*Provided data:*
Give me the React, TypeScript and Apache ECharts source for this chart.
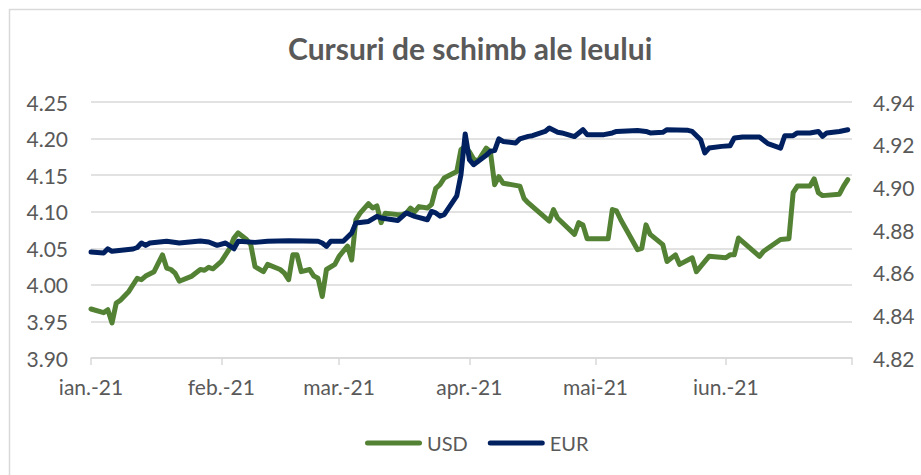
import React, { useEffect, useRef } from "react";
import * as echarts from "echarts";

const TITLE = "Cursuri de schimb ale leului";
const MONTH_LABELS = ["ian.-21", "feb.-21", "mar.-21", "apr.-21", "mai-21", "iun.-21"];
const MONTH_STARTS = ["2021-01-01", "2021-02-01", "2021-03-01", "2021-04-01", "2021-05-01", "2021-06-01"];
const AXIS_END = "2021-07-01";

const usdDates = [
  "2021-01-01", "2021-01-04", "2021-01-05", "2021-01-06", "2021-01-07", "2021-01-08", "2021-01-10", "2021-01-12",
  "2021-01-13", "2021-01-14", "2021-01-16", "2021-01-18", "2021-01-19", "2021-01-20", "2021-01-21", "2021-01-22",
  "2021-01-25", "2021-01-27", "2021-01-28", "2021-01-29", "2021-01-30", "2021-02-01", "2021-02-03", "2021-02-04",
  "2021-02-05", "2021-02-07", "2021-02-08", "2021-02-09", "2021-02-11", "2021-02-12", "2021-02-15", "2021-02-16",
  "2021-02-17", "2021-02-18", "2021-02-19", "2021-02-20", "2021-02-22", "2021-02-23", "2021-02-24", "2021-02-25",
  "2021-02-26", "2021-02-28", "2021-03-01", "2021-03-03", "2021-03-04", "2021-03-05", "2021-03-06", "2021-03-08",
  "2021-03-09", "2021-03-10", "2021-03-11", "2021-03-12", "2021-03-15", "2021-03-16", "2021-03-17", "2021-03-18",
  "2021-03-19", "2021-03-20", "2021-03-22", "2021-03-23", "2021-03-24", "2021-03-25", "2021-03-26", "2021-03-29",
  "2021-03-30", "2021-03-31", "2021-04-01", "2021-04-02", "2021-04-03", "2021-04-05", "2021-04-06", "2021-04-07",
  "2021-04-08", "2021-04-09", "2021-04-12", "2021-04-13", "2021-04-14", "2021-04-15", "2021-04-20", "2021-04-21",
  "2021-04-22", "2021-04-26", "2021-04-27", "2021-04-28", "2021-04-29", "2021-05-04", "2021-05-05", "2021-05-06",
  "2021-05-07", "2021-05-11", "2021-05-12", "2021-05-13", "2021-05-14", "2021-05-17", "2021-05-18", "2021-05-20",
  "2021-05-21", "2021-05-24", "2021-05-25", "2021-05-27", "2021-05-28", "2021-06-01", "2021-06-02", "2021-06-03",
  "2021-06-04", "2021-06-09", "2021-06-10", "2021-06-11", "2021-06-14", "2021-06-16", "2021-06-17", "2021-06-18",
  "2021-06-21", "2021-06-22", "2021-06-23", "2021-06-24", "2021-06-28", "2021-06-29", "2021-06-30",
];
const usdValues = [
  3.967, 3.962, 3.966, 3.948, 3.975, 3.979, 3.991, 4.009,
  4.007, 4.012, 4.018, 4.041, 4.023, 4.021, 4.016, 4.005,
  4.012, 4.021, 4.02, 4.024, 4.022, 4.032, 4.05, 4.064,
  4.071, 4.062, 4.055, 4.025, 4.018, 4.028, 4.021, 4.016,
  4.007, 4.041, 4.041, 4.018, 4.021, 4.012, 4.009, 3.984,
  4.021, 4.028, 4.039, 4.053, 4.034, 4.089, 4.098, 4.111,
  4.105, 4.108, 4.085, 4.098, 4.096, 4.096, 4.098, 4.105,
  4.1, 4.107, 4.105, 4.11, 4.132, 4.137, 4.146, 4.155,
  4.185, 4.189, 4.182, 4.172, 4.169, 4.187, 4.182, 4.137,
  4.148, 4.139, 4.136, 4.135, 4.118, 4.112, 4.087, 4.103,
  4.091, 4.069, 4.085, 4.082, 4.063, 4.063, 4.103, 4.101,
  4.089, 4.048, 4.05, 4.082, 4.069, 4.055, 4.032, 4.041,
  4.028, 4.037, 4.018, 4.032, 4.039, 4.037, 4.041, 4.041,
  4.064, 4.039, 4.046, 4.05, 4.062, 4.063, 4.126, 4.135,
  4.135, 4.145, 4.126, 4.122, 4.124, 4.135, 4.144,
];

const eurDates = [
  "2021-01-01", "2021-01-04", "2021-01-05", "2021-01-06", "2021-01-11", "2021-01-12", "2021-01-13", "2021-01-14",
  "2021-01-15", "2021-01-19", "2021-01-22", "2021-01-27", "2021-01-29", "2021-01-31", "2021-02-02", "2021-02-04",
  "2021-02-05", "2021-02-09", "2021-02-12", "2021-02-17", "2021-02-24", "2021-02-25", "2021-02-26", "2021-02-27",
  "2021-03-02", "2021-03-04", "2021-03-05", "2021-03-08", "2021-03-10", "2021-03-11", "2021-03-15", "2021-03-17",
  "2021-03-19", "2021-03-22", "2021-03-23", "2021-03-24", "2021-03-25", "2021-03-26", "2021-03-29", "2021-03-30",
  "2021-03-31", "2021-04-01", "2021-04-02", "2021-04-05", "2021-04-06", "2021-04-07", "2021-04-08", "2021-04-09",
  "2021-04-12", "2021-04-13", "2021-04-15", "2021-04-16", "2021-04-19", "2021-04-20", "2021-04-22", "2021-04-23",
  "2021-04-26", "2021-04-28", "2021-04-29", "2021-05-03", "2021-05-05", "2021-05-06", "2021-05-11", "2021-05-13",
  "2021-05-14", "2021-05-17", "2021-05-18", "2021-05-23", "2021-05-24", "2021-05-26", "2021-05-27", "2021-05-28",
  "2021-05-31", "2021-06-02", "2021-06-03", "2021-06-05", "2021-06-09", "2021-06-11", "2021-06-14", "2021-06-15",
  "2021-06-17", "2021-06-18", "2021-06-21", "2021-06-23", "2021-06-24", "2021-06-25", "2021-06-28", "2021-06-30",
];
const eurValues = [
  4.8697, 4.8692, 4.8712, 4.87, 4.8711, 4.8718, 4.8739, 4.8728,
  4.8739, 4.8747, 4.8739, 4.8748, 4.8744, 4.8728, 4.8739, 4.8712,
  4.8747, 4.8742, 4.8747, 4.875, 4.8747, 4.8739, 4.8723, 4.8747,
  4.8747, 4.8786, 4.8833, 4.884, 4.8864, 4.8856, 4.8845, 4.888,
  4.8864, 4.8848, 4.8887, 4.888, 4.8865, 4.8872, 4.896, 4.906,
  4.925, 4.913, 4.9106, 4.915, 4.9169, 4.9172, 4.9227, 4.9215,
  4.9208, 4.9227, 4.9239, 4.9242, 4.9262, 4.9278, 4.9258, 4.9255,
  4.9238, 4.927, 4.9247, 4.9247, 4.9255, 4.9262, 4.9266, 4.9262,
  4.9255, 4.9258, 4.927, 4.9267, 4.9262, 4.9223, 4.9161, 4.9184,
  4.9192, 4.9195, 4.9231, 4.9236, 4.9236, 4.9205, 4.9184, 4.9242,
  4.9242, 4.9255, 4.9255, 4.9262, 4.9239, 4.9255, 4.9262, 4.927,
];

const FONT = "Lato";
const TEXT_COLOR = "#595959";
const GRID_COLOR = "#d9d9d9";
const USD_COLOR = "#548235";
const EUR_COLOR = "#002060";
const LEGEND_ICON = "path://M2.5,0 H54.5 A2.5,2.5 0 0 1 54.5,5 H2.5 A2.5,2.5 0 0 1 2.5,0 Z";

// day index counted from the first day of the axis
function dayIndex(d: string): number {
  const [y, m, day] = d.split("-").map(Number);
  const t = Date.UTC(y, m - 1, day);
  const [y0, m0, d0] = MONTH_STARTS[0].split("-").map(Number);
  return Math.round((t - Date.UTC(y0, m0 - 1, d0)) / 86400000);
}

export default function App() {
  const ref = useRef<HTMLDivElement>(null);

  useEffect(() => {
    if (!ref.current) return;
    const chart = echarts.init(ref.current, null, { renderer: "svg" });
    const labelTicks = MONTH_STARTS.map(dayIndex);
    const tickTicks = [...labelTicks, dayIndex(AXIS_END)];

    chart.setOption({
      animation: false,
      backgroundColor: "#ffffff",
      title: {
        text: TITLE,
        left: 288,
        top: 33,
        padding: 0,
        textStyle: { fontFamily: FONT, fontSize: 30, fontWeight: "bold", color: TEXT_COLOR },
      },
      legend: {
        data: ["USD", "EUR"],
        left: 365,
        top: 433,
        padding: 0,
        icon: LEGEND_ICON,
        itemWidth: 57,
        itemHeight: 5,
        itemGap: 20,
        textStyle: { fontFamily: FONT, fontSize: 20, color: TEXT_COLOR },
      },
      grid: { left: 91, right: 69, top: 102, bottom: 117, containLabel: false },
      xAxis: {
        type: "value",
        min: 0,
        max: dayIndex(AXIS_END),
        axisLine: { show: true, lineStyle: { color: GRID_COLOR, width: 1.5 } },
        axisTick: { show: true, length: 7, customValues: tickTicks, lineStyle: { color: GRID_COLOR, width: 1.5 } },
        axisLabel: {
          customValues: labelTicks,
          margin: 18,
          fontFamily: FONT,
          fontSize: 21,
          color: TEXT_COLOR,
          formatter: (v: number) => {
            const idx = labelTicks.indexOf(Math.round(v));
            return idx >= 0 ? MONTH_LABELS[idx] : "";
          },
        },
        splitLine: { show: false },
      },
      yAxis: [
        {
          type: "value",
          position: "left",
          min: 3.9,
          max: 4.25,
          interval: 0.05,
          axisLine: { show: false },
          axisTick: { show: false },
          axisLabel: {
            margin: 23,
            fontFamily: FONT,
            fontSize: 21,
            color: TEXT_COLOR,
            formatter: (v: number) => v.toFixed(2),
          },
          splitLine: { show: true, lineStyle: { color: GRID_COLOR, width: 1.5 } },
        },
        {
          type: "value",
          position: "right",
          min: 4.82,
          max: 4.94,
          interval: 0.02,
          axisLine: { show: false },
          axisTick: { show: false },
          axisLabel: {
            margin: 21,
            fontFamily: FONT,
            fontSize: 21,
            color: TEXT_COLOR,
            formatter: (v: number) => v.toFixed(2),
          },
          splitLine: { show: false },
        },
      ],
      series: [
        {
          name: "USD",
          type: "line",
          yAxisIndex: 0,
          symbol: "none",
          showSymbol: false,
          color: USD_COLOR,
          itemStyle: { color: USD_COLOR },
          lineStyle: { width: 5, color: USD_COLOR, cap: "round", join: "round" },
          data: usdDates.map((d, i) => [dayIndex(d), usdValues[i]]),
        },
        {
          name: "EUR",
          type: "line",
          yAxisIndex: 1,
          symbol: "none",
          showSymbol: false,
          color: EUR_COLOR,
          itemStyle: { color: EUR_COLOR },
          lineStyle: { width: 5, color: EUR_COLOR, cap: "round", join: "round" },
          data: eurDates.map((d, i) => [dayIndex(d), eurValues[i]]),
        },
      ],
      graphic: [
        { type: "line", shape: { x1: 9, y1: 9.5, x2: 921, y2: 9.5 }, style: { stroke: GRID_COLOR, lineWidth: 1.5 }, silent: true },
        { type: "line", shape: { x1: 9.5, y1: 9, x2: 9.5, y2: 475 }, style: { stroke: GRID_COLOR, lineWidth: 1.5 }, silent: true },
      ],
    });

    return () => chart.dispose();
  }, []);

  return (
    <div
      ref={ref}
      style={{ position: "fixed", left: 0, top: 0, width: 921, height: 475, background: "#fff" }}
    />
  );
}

*Job:* Your task is to reproduce exactly the lines from the start of the data above through the line containing "import * as", leaving every picture out.

*Exercise response:*
Give me the React, TypeScript and Apache ECharts source for this chart.
import React, { useEffect, useRef } from "react";
import * as echarts from "echarts";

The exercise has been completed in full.